Who Wins With Women: Their Partner or Their Pet?

The unconditional love that pets show their female owners seem to be paying off. In a recent survey done by the English animal charity group, The Brooke, more than 1/3 of the 2,000 women surveyed reported that they loved their pet as much as their significant other.

This overwhelming show of love may not be surprising, especially considering that our modern pets have become members of our human families. But it may be surprising to learn that one in ten women admitted that they loved their pet even more than their partner, and many didn’t even feel guilty about it.

The study highlights a pet’s most winning characteristic, unconditional love.
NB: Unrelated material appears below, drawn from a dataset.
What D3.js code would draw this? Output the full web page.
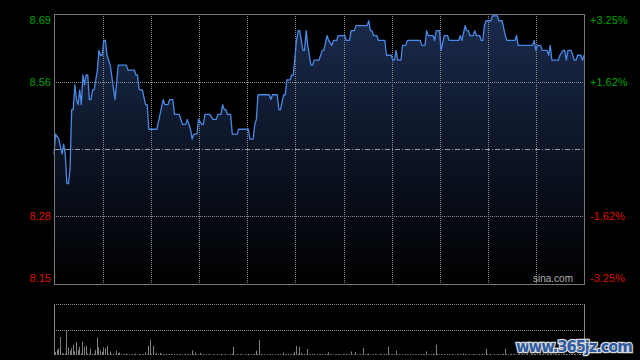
<!DOCTYPE html>
<html>
<head>
<meta charset="utf-8">
<script src="https://cdn.jsdelivr.net/npm/d3@7"></script>
<style>
  html, body { margin: 0; padding: 0; background: #000; }
  svg { display: block; }
</style>
</head>
<body>
<script>
+function(d3) {

  // previous close, the middle of the price axis
  const preClose = 8.42;
  const pctTicks = [3.25, 1.62, -1.62, -3.25];
  const priceLabels = ['8.69', '8.56', '8.28', '8.15'];
  const pctLabels = ['+3.25%', '+1.62%', '-1.62%', '-3.25%'];
  const gridMinutes = [30, 60, 90, 120, 150, 180, 210, 240, 270, 300];
  const sessionMinutes = 330;

  // [minute of session, price]
  const pricePoints = [
    [0, 8.41], [1, 8.45], [3, 8.44], [5, 8.41], [6, 8.43], [7, 8.41], [8, 8.35], [9, 8.35],
    [10, 8.38], [11, 8.50], [12, 8.50], [13, 8.55], [14, 8.52], [15, 8.51], [16, 8.54],
    [17, 8.51], [18, 8.57], [19, 8.55], [20, 8.57], [21, 8.57], [22, 8.52], [23, 8.52],
    [24, 8.54], [25, 8.54], [27, 8.58], [28, 8.62], [29, 8.61], [30, 8.61], [31, 8.64],
    [32, 8.64], [33, 8.61], [35, 8.59], [38, 8.52], [40, 8.59], [45, 8.59], [46, 8.58],
    [50, 8.58], [51, 8.57], [52, 8.57], [53, 8.54], [55, 8.54], [57, 8.51], [58, 8.51],
    [59, 8.46], [64, 8.46], [66, 8.49], [68, 8.52], [69, 8.51], [71, 8.51], [72, 8.52],
    [74, 8.52], [75, 8.49], [78, 8.49], [80, 8.47], [82, 8.47], [83, 8.48], [85, 8.46],
    [86, 8.44], [87, 8.45], [89, 8.45], [90, 8.48], [92, 8.47], [93, 8.47], [94, 8.49],
    [97, 8.49], [99, 8.48], [101, 8.48], [102, 8.49], [104, 8.49], [105, 8.51], [106, 8.50],
    [107, 8.50], [108, 8.49], [110, 8.49], [111, 8.45], [114, 8.45], [115, 8.46], [121, 8.46],
    [122, 8.44], [124, 8.44], [125, 8.47], [126, 8.48], [127, 8.53], [134, 8.53], [135, 8.52],
    [136, 8.53], [139, 8.53], [140, 8.50], [141, 8.50], [143, 8.53], [144, 8.53], [145, 8.56],
    [147, 8.56], [148, 8.57], [149, 8.57], [151, 8.64], [152, 8.66], [153, 8.66], [155, 8.62],
    [156, 8.62], [157, 8.66], [158, 8.63], [160, 8.59], [161, 8.59], [162, 8.60], [165, 8.60],
    [167, 8.62], [168, 8.62], [170, 8.65], [171, 8.64], [173, 8.63], [174, 8.64], [176, 8.64],
    [177, 8.65], [181, 8.65], [182, 8.64], [184, 8.64], [185, 8.66], [187, 8.66], [188, 8.67],
    [195, 8.67], [196, 8.68], [197, 8.66], [198, 8.66], [199, 8.65], [201, 8.65], [202, 8.64],
    [206, 8.64], [207, 8.61], [210, 8.61], [211, 8.60], [212, 8.60], [213, 8.62], [214, 8.60],
    [216, 8.60], [217, 8.63], [219, 8.63], [220, 8.64], [228, 8.64], [229, 8.63], [231, 8.63],
    [232, 8.66], [233, 8.65], [236, 8.65], [237, 8.64], [238, 8.66], [240, 8.66], [241, 8.62],
    [243, 8.65], [245, 8.65], [246, 8.64], [252, 8.64], [253, 8.65], [254, 8.64], [256, 8.67],
    [257, 8.66], [258, 8.66], [259, 8.65], [261, 8.65], [262, 8.66], [263, 8.65], [265, 8.65],
    [266, 8.64], [267, 8.64], [268, 8.67], [269, 8.68], [272, 8.68], [273, 8.69], [276, 8.69],
    [277, 8.68], [279, 8.68], [281, 8.65], [282, 8.64], [287, 8.64], [288, 8.65], [289, 8.63],
    [298, 8.63], [299, 8.64], [300, 8.62], [301, 8.63], [303, 8.63], [304, 8.62], [307, 8.62],
    [308, 8.61], [309, 8.63], [310, 8.60], [314, 8.60], [315, 8.61], [317, 8.62], [318, 8.62],
    [319, 8.60], [320, 8.62], [322, 8.62], [324, 8.60], [325, 8.60], [326, 8.61], [328, 8.61],
    [329, 8.60], [330, 8.61]
  ];

  // volume per minute (thousand shares)
  const volumes = [
    176, 30, 50, 67, 180, 20, 12, 15, 250, 77, 43, 67, 103, 37, 126, 50, 83, 20, 133, 83, 93, 12, 15, 63, 10, 14, 50, 176, 77, 43,
    30, 77, 67, 93, 12, 33, 8, 10, 6, 43, 20, 26, 8, 5, 10, 13, 6, 8, 4, 10, 7, 12, 5, 8, 10, 6, 9, 26, 8, 93,
    150, 10, 93, 8, 20, 6, 20, 8, 10, 5, 13, 7, 9, 13, 6, 10, 5, 8, 6, 10, 4, 7, 9, 5, 12, 8, 46, 10, 26, 7,
    8, 20, 6, 9, 5, 8, 6, 10, 4, 7, 8, 5, 9, 6, 10, 7, 5, 8, 6, 4, 9, 12, 83, 6, 8, 5, 7, 9, 4, 6,
    8, 10, 6, 9, 7, 12, 43, 10, 150, 8, 6, 9, 5, 7, 10, 6, 8, 5, 7, 9, 6, 8, 5, 26, 7, 9, 13, 6, 8, 10,
    33, 90, 12, 83, 20, 8, 10, 6, 60, 9, 7, 12, 8, 5, 9, 6, 10, 7, 5, 8, 9, 26, 6, 8, 5, 7, 9, 6, 10, 5,
    8, 6, 9, 7, 10, 36, 6, 8, 30, 7, 5, 9, 6, 70, 8, 10, 15, 6, 8, 5, 9, 7, 6, 13, 8, 5, 10, 12, 83, 7,
    6, 9, 8, 43, 6, 10, 5, 8, 7, 6, 9, 5, 8, 10, 6, 7, 5, 9, 8, 6, 10, 7, 36, 8, 6, 9, 12, 8, 103, 10,
    7, 9, 6, 8, 5, 10, 7, 6, 9, 8, 5, 7, 10, 6, 9, 15, 7, 8, 5, 9, 6, 10, 8, 7, 5, 9, 6, 12, 8, 60,
    9, 7, 10, 6, 8, 5, 9, 7, 10, 8, 12, 60, 9, 6, 8, 10, 7, 9, 5, 8, 10, 6, 9, 7, 8, 10, 6, 9, 12, 8,
    10, 7, 9, 12, 8, 10, 6, 9, 11, 8, 12, 7, 10, 9, 8, 11, 6, 10, 12, 9, 8, 10, 7, 11, 9, 12, 8, 10, 9, 11, 14
  ];
  const volMax = 500;

  const width = 640;
  const height = 360;
  const left = 54;
  const right = 584;
  const top = 14;
  const bottom = 284;
  const volTop = 305;
  const volBottom = 355;
  const font = '"Liberation Sans", Arial, sans-serif';
  const up = '#00a000';
  const down = '#dd1100';

  const x = d3.scaleLinear().domain([0, sessionMinutes]).range([left, right]);
  const y = d3.scaleLinear()
    .domain([preClose * (1 - 0.0325), preClose * (1 + 0.0325)])
    .range([bottom, top]);
  const pctY = p => y(preClose * (1 + p / 100));
  const vy = d3.scaleLinear().domain([0, volMax]).range([volBottom, volTop]);
  const crisp = v => Math.round(v) + 0.5;
  const gridX = m => Math.floor(x(m) + 1) + 0.5;

  const svg = d3.select('body')
    .append('svg')
    .attr('width', width)
    .attr('height', height)
    .style('background', '#000');

  const grad = svg.append('defs')
    .append('linearGradient')
    .attr('id', 'fillGrad')
    .attr('gradientUnits', 'userSpaceOnUse')
    .attr('x1', 0).attr('y1', top)
    .attr('x2', 0).attr('y2', bottom);
  grad.append('stop').attr('offset', 0).attr('stop-color', '#1a2b4d');
  grad.append('stop').attr('offset', 1).attr('stop-color', '#000000');

  // price area + line
  const area = d3.area()
    .x(d => x(d[0]))
    .y0(bottom)
    .y1(d => y(d[1]));
  const line = d3.line()
    .x(d => x(d[0]))
    .y(d => y(d[1]));

  svg.append('path')
    .datum(pricePoints)
    .attr('d', area)
    .attr('fill', 'url(#fillGrad)');

  // grid
  svg.selectAll('.vgrid')
    .data(gridMinutes)
    .enter()
    .append('line')
    .attr('x1', gridX).attr('x2', gridX)
    .attr('y1', top).attr('y2', bottom)
    .attr('stroke', '#8a8a8a')
    .attr('stroke-dasharray', '1,1');

  svg.selectAll('.hgrid')
    .data(pctTicks.filter(p => Math.abs(p) < 3))
    .enter()
    .append('line')
    .attr('x1', left).attr('x2', right)
    .attr('y1', d => crisp(pctY(d))).attr('y2', d => crisp(pctY(d)))
    .attr('stroke', '#8a8a8a')
    .attr('stroke-dasharray', '1,1');

  svg.append('line')
    .attr('x1', left + 1).attr('x2', right)
    .attr('y1', crisp(y(preClose))).attr('y2', crisp(y(preClose)))
    .attr('stroke', '#9a9a9a')
    .attr('stroke-dasharray', '5,2,1,2');

  svg.append('path')
    .datum(pricePoints)
    .attr('d', line)
    .attr('fill', 'none')
    .attr('stroke', '#4a88e6')
    .attr('stroke-width', 1.3)
    .attr('stroke-linejoin', 'round');

  svg.append('rect')
    .attr('x', left + 0.5).attr('y', top + 0.5)
    .attr('width', right - left).attr('height', bottom - top)
    .attr('fill', 'none')
    .attr('stroke', '#777');

  // axis labels
  const clampY = v => Math.max(top + 6, Math.min(bottom - 6, v));

  svg.selectAll('.plabel')
    .data(pctTicks)
    .enter()
    .append('text')
    .attr('x', left - 3)
    .attr('y', d => clampY(pctY(d)))
    .attr('dy', '0.36em')
    .attr('text-anchor', 'end')
    .attr('font-family', font)
    .attr('font-size', 11)
    .attr('fill', d => d > 0 ? up : down)
    .text((d, i) => priceLabels[i]);

  svg.selectAll('.pctlabel')
    .data(pctTicks)
    .enter()
    .append('text')
    .attr('x', right + 6)
    .attr('y', d => clampY(pctY(d)))
    .attr('dy', '0.36em')
    .attr('font-family', font)
    .attr('font-size', 11)
    .attr('fill', d => d > 0 ? up : down)
    .text((d, i) => pctLabels[i]);

  svg.append('text')
    .attr('x', right - 11)
    .attr('y', bottom - 6)
    .attr('dy', '0.36em')
    .attr('text-anchor', 'end')
    .attr('font-family', font)
    .attr('font-size', 10)
    .attr('fill', '#b0b0b0')
    .text('sina.com');

  // volume panel
  svg.selectAll('.vline')
    .data([volTop - 0.5, (volTop + volBottom) / 2])
    .enter()
    .append('line')
    .attr('x1', left).attr('x2', right)
    .attr('y1', d => Math.floor(d) + 0.5).attr('y2', d => Math.floor(d) + 0.5)
    .attr('stroke', '#8a8a8a')
    .attr('stroke-dasharray', '1,1');

  svg.selectAll('.vborder')
    .data([left, right])
    .enter()
    .append('line')
    .attr('x1', d => d + 0.5).attr('x2', d => d + 0.5)
    .attr('y1', volTop - 1).attr('y2', volBottom)
    .attr('stroke', '#888');

  svg.selectAll('.vbar')
    .data(volumes)
    .enter()
    .append('rect')
    .attr('x', (d, i) => Math.floor(x(i)))
    .attr('y', d => vy(d))
    .attr('width', 1)
    .attr('height', d => volBottom - vy(d))
    .attr('fill', '#808080');

  // site watermark
  svg.append('text')
    .attr('x', 516)
    .attr('y', 352)
    .attr('textLength', 117)
    .attr('font-family', '"DejaVu Sans", sans-serif')
    .attr('font-weight', 'bold')
    .attr('font-size', 15)
    .attr('fill', '#2d5aa0')
    .attr('stroke', '#d8d8d8')
    .attr('stroke-width', 2.5)
    .attr('paint-order', 'stroke')
    .text('www.365jz.com');

}(d3);
</script>
</body>
</html>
The women surveyed admitted that their feelings for their pet increased when their partners showed less affection. They don’t argue with women about money, children, and housework, and their affection is almost always available.

Some respondents also said that if a boyfriend didn’t like their pet, it would be a reason to split up. Pets can be a center of contention in relationships more than some people think, especially when someone enters a relationship with the pet. They are so loved that this can often cause feelings of jealousy in a budding relationship, reports the matchmaking site, match.com

They can also become a source of tension as couples sort out the specifics of pet care, the “rights” of the pet, and exactly how much money should be spent on it. Perhaps one of the most common pet arguments is if it is allowed to sleep in the bed with its human counterparts.
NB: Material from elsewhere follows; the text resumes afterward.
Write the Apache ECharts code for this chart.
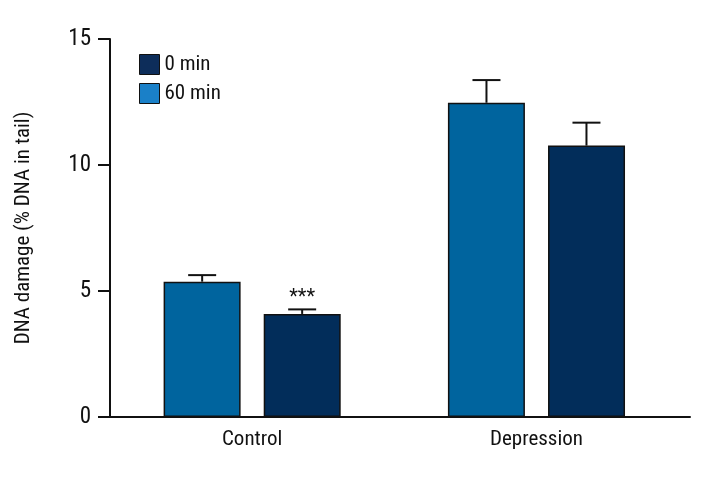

While sorting out these details can be complicated, the happiness that a pet brings to a partner in the relationship is usually worth the sacrifice, and the other partner may come to view the pet with affection as well.
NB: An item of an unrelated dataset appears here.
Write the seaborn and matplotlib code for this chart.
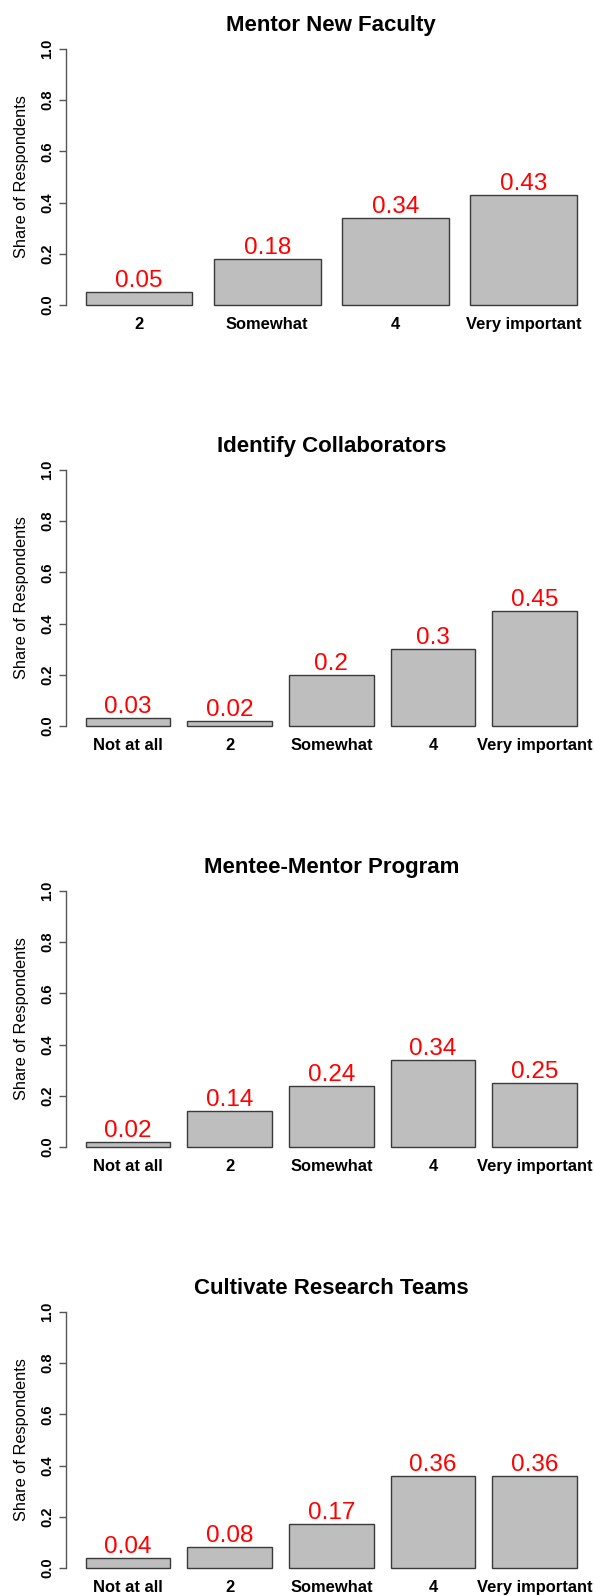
import matplotlib
matplotlib.use("Agg")
import matplotlib.pyplot as plt
import seaborn as sns

# Survey results: share of respondents per importance rating
titles = ["Mentor New Faculty", "Identify Collaborators",
          "Mentee-Mentor Program", "Cultivate Research Teams"]

cats_mentor = ["2", "Somewhat", "4", "Very important"]
vals_mentor = [0.05, 0.18, 0.34, 0.43]

cats_collab = ["Not at all", "2", "Somewhat", "4", "Very important"]
vals_collab = [0.03, 0.02, 0.2, 0.3, 0.45]

cats_program = ["Not at all", "2", "Somewhat", "4", "Very important"]
vals_program = [0.02, 0.14, 0.24, 0.34, 0.25]

cats_teams = ["Not at all", "2", "Somewhat", "4", "Very important"]
vals_teams = [0.04, 0.08, 0.17, 0.36, 0.36]

y_ticks = [0.0, 0.2, 0.4, 0.6, 0.8, 1.0]

panels = [(cats_mentor, vals_mentor), (cats_collab, vals_collab),
          (cats_program, vals_program), (cats_teams, vals_teams)]

sns.set_style("ticks")
plt.rcParams["font.family"] = ["Liberation Sans", "DejaVu Sans"]
plt.rcParams["text.color"] = "black"
plt.rcParams["axes.labelcolor"] = "black"
plt.rcParams["xtick.labelcolor"] = "black"
plt.rcParams["ytick.labelcolor"] = "black"

W, H = 594, 1596
fig = plt.figure(figsize=(W / 100, H / 100), dpi=100)

# plot region runs a little past the right edge, like the cropped original
left_px, right_px = 66, 596.6
for k, (title, (cats, vals)) in enumerate(zip(titles, panels)):
    top_px = 38.8 + 421 * k
    bot_px = 315.2 + 421 * k
    ax = fig.add_axes([left_px / W, 1 - bot_px / H,
                       (right_px - left_px) / W, (bot_px - top_px) / H])

    sns.barplot(x=cats, y=vals, color="#BEBEBE", saturation=1,
                edgecolor="#3a3a3a", linewidth=1, width=1 / 1.2, ax=ax)

    # R-style barplot limits (space 0.2, 4% padding)
    n = len(cats)
    pad = 0.04 * (1.2 * n - 0.2)
    ax.set_xlim((0.2 - pad - 0.7) / 1.2, (1.2 * n + pad - 0.7) / 1.2)
    ax.set_ylim(-0.04, 1.04)

    for i, v in enumerate(vals):
        ax.annotate(f"{v:g}", (i, v), xytext=(0, 3.6), textcoords="offset points",
                    ha="center", va="baseline", color="red", fontsize=17.5)

    ax.set_title(title, fontsize=16, fontweight="bold", pad=5.8, color="black")
    ax.set_xlabel("")
    ax.set_ylabel("Share of Respondents", fontsize=11.8)
    ax.yaxis.set_label_coords(-0.069, 0.5)

    ax.set_yticks(y_ticks)
    ax.set_yticklabels([f"{t:.1f}" for t in y_ticks], rotation=90,
                       va="center", fontweight="bold", fontsize=10.5)
    for lab in ax.get_xticklabels():
        lab.set_fontweight("bold")
        lab.set_fontsize(11.9)
    ax.tick_params(axis="x", length=0, pad=1.5)
    ax.tick_params(axis="y", length=5, width=1, color="#555555", pad=3.3)

    for s in ["top", "right", "bottom"]:
        ax.spines[s].set_visible(False)
    ax.spines["left"].set_bounds(0, 1)
    ax.spines["left"].set_color("#555555")
    ax.spines["left"].set_linewidth(1)

fig.savefig("out.png", dpi=100)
Of course, tensions can be less and even bring a new unity relationship when the adoption of a pet is a shared choice between two significant others, but the technicalities of owning a pet can still be difficult to work out if not thought out before the pet comes home.

If you and your significant pet are considering adopting a pet, think about the following first:

  • Make sure that you’ve talked about the time and financial commitments of the pet, and that you’re both ready. Do you have the funds to not only purchase the pet but also provide it with the proper vet visits and needs such as a pet collar, a dog bed, or a crate?
  • Decide ahead of time who will take care of which pet responsibilities, from early morning bathroom duty to vet visits.
  • Make sure you’re both comfortable with the type of pet you want to bring home. A dog breed that’s known to be difficult to train, for example, may not be a good match for a couple where one partner hasn’t ever trained a dog before.
  • Set the boundaries beforehand. Talk about what kind of training method you’ll both be using, where the pet will sleep, and how much reign of the house the pet will be allowed to have.

If anything, the Brooke survey highlights that, despite the sacrifices pets can require, pet relationships are true love, and if approached well, can bring you and your true love closer together instead of farther apart.